Originally created 08/14/04

Tomorrow's doping scandal? It could be genetic enhancement



Tainted by suspicions of drug use, this summer's Athens Games may nevertheless mark one of the last Olympics before another inglorious milestone - genetic enhancement in sports.

Recent developments may soon make it possible to genetically stimulate muscle growth in the limbs of athletes who want to jump higher, throw farther or punch harder than ever before. As the technology progresses, it also may become possible to boost oxygen uptake, cardiac output and metabolic efficiency.

Gene therapy experiments have produced mice and rats sporting muscles up to 50 percent bigger than normal, with corresponding gains in strength.

Researchers believe humans could achieve similar results, and expect to begin testing the new technology in the next few years on patients devastated by muscular dystrophy. After those trials, the next stage would be to offer the treatment to elderly people in danger of losing their independence to muscle wasting.

"There's reason to think that this is going to happen," said physiologist H. Lee Sweeney of the University of Pennsylvania Medical School.

To athletes whose careers hinge on eking out a little more strength or shaving off mere hundredths of a second, tales of mighty mice may sound awfully tempting. So tempting that officials at the World Anti-Doping Agency, which tests athletes for performance-enhancing drugs and tries to prevent their use, has already added genetic enhancement to its list of prohibited methods of improving performance.

Not that the agency could stop so-called "gene doping." Like the technology itself, testing for genetic modification is still in its infancy - and it may never be easy to detect.

Most bioethicists would accept the idea of using gene therapy to help an octogenarian carry a sack of groceries or climb a flight of stairs. But what's fair in sports?

Would it be acceptable for a vigorous, middle-aged man to undertake gene therapy when he can't pump as much iron as he used to, or when he loses something off his vertical leap in pickup basketball games? Would it be OK for pro athletes, whose livelihood depends on playing well?

Gene therapy pioneers conceived of it as a treatment for serious diseases, such as cystic fibrosis and hemophilia, that can result from a single misspelling in the 3-billion-letter genetic code. The idea is to attack illness at its roots, correcting or compensating for DNA misprints rather than treating disease symptoms with drugs. Using the foreign gene as a recipe, the body would become its own drug factory, creating and delivering a lifetime's supply of therapy.

Such an approach would have numerous advantages over today's drug-based therapies. Even the most effective drugs disappear from the body over time, and they often generate unwanted side effects.

But while gene therapy offers hope, there also have been stunning disappointments. Horrified physicians have even watched patients die as their immune systems waged mortal combat against the products of their new genes or the vehicles used to deliver them.

The challenges remain daunting, though one application of gene therapy - the enhancement of muscular strength in the arms and legs - may be on the way to practical application.
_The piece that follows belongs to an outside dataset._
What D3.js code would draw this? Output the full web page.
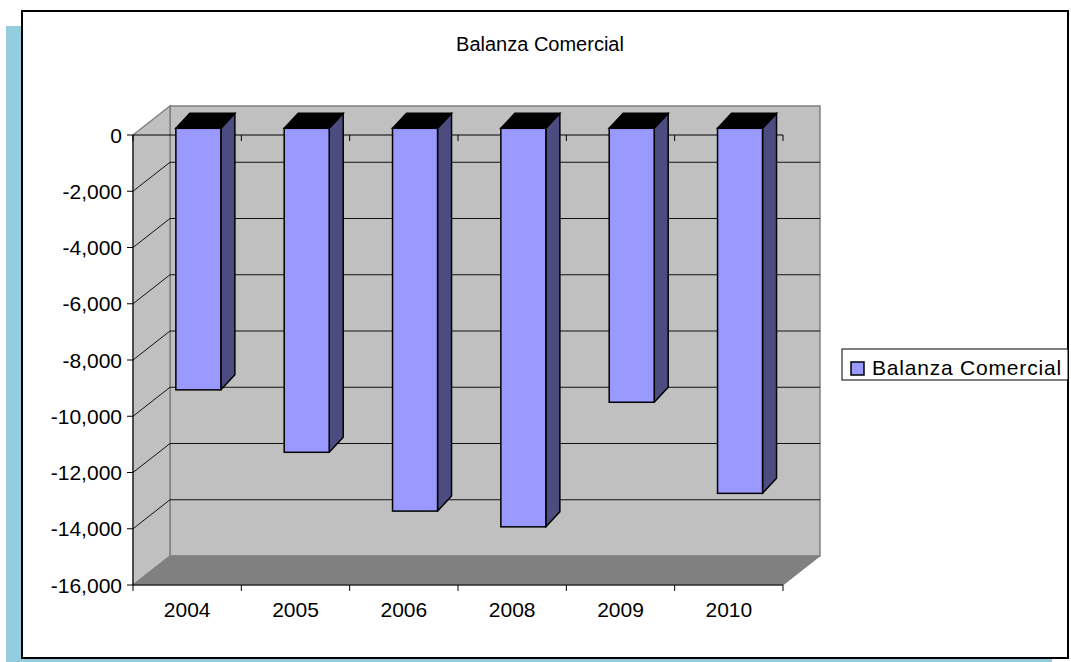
<!DOCTYPE html>
<html>
<head>
<meta charset="utf-8">
<script src="https://cdn.jsdelivr.net/npm/d3@7"></script>
<style>
  body { margin: 0; background: #fff; }
  svg text { font-family: "Liberation Sans", Arial, sans-serif; fill: #000; }
</style>
</head>
<body>
<div id="graph"></div>
<script>
const years = ['2004', '2005', '2006', '2008', '2009', '2010'];
const balanza = [-9300, -11520, -13610, -14170, -9740, -12980];
const valueTicks = [0, -2000, -4000, -6000, -8000, -10000, -12000, -14000, -16000];
const chartTitle = 'Balanza Comercial';
const seriesName = 'Balanza Comercial';

const width = 1071;
const height = 662;

// depth of the 3d box and of each bar
const wallDx = 37, wallDy = -29;
const barDx = 14, barDy = -15;

const svg = d3.select('#graph')
    .append('svg')
    .attr('width', width)
    .attr('height', height)

// shadow + frame
svg.append('rect')
    .attr('x', 6).attr('y', 26)
    .attr('width', 1046).attr('height', 660)
    .attr('fill', '#93cddd')
svg.append('rect')
    .attr('x', 22).attr('y', 11)
    .attr('width', 1046).attr('height', 647)
    .attr('fill', '#fff')
    .attr('stroke', '#000')
    .attr('stroke-width', 2)

const x = d3.scaleBand()
    .domain(years)
    .range([133, 783])

const y = d3.scaleLinear()
    .domain([-16000, 0])
    .range([585, 135])

const x0 = x.range()[0], x1 = x.range()[1];
const yTop = y(0), yBot = y(-16000);

const pts = arr => arr.map(p => p.join(',')).join(' ');
const fmt = v => d3.format(',')(v).replace('\u2212', '-');

// back wall
svg.append('polygon')
    .attr('points', pts([[x0 + wallDx, yTop + wallDy], [x1 + wallDx, yTop + wallDy], [x1 + wallDx, yBot + wallDy], [x0 + wallDx, yBot + wallDy]]))
    .attr('fill', '#c0c0c0')
    .attr('stroke', '#808080')
    .attr('stroke-width', 1.5)

// left wall
svg.append('polygon')
    .attr('points', pts([[x0, yTop], [x0 + wallDx, yTop + wallDy], [x0 + wallDx, yBot + wallDy], [x0, yBot]]))
    .attr('fill', '#c0c0c0')
    .attr('stroke', '#808080')
    .attr('stroke-width', 1.5)

// floor
svg.append('polygon')
    .attr('points', pts([[x0, yBot], [x1, yBot], [x1 + wallDx, yBot + wallDy], [x0 + wallDx, yBot + wallDy]]))
    .attr('fill', '#808080')
    .attr('stroke', '#808080')
    .attr('stroke-width', 1)

// gridlines
const inner = valueTicks.filter(v => v !== 0 && v !== -16000);
svg.append('g').selectAll('line')
    .data(inner)
    .join('line')
    .attr('x1', x0 + wallDx).attr('x2', x1 + wallDx)
    .attr('y1', d => y(d) + wallDy).attr('y2', d => y(d) + wallDy)
    .attr('stroke', '#111')
svg.append('g').selectAll('line')
    .data(inner)
    .join('line')
    .attr('x1', x0).attr('x2', x0 + wallDx)
    .attr('y1', d => y(d)).attr('y2', d => y(d) + wallDy)
    .attr('stroke', '#111')

// value axis
svg.append('line')
    .attr('x1', x0).attr('x2', x0)
    .attr('y1', yTop).attr('y2', yBot)
    .attr('stroke', '#000')
svg.append('g').selectAll('line')
    .data(valueTicks)
    .join('line')
    .attr('x1', x0 - 6).attr('x2', x0)
    .attr('y1', d => y(d)).attr('y2', d => y(d))
    .attr('stroke', '#000')
svg.append('g').selectAll('text')
    .data(valueTicks)
    .join('text')
    .attr('x', x0 - 11)
    .attr('y', d => y(d))
    .attr('dy', '0.36em')
    .attr('text-anchor', 'end')
    .style('font-size', '21px')
    .text(d => fmt(d))

// category axis at 0
const bounds = years.map(d => x(d)).concat([x1]);
svg.append('line')
    .attr('x1', x0).attr('x2', x1)
    .attr('y1', yTop).attr('y2', yTop)
    .attr('stroke', '#000')
svg.append('g').selectAll('line')
    .data(bounds)
    .join('line')
    .attr('x1', d => d).attr('x2', d => d)
    .attr('y1', yTop).attr('y2', yTop + 6)
    .attr('stroke', '#000')

// bars
const data = years.map((d, i) => ({ year: d, value: balanza[i] }));
const bar = svg.append('g').selectAll('g')
    .data(data)
    .join('g')

const fx = d => x(d.year) + x.bandwidth() / 2 - 11.3;
const fw = 45;
const ftop = () => y(0) - 6.7;
const fbot = d => y(d.value) - 6.7;

bar.append('polygon')
    .attr('points', d => pts([[fx(d) + fw, ftop()], [fx(d) + fw + barDx, ftop() + barDy], [fx(d) + fw + barDx, fbot(d) + barDy], [fx(d) + fw, fbot(d)]]))
    .attr('fill', '#4c4c80')
    .attr('stroke', '#000')
    .attr('stroke-width', 1.5)
    .attr('stroke-linejoin', 'round')
bar.append('polygon')
    .attr('points', d => pts([[fx(d), ftop()], [fx(d) + barDx, ftop() + barDy], [fx(d) + fw + barDx, ftop() + barDy], [fx(d) + fw, ftop()]]))
    .attr('fill', '#000')
    .attr('stroke', '#000')
    .attr('stroke-width', 1.5)
bar.append('rect')
    .attr('x', d => fx(d))
    .attr('y', ftop)
    .attr('width', fw)
    .attr('height', d => fbot(d) - ftop())
    .attr('fill', '#9999ff')
    .attr('stroke', '#000')
    .attr('stroke-width', 1.5)

// bottom axis
svg.append('line')
    .attr('x1', x0).attr('x2', x1)
    .attr('y1', yBot).attr('y2', yBot)
    .attr('stroke', '#000')
svg.append('g').selectAll('line')
    .data(bounds)
    .join('line')
    .attr('x1', d => d).attr('x2', d => d)
    .attr('y1', yBot).attr('y2', yBot + 6)
    .attr('stroke', '#000')
svg.append('g').selectAll('text')
    .data(years)
    .join('text')
    .attr('x', d => x(d) + x.bandwidth() / 2)
    .attr('y', 617)
    .attr('text-anchor', 'middle')
    .style('font-size', '21px')
    .text(d => d)

// title
svg.append('text')
    .attr('x', 540)
    .attr('y', 51)
    .attr('text-anchor', 'middle')
    .style('font-size', '20px')
    .text(chartTitle)

// legend
const legend = svg.append('g').attr('id', 'legend')
legend.append('rect')
    .attr('x', 842).attr('y', 349)
    .attr('width', 226).attr('height', 31)
    .attr('fill', '#fff')
    .attr('stroke', '#000')
    .attr('stroke-width', 1)
legend.append('rect')
    .attr('x', 851).attr('y', 362)
    .attr('width', 13).attr('height', 13)
    .attr('fill', '#9999ff')
    .attr('stroke', '#000')
    .attr('stroke-width', 1.5)
legend.append('text')
    .attr('x', 872)
    .attr('y', 375)
    .style('font-size', '21px')
    .style('letter-spacing', '0.8px')
    .text(seriesName)
</script>
</body>
</html>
In recent experiments, researchers have injected mice and rats with a virus that has been genetically engineered to carry a gene for a biochemical messenger called IGF-I.

When the body produces IGF-I naturally, the molecule stimulates the growth of muscle fibers. So when the virus infects muscle cells, hijacking the body's genetic machinery so it produces even more IGF-I, serious buffness results.

Golden retrievers suffering from a genetic disease very similar to muscular dystrophy have been helped significantly by other experimental treatments. In those tests, the dogs received a gene for a protein similar to the one that is defective in muscular dystrophy.

That's great news for people who have the disease, but doesn't alleviate concerns about athletes.

"It may sound OK, technically, but it's not," said Theodore Friedmann, a pediatrician at the University of California San Diego School of Medicine who has advised the World Anti-Doping Agency about gene therapy. "It's highly risky, in addition to being very unlikely to work very well."

Bioethicists worry that unscrupulous trainers will soon attempt to set up underground gene therapy labs, luring elite athletes before legitimate researchers have developed and tested safe treatment protocols. It's happened already with performance-enhancing drugs such as EPO, which boosts the blood's ability to carry oxygen. It became apparent in the late 1980s that athletes were getting their hands on the drug when young, healthy cyclists began dropping dead of heart attacks, their blood too thickened to flow adequately.

"It's a crazy situation," said John Hoberman, a University of Texas professor and author of an upcoming book about the abuse of hormone drugs. "It really is a kind of cultural crisis that is extremely difficult or possibly impossible to resolve in a way that most people would find satisfactory."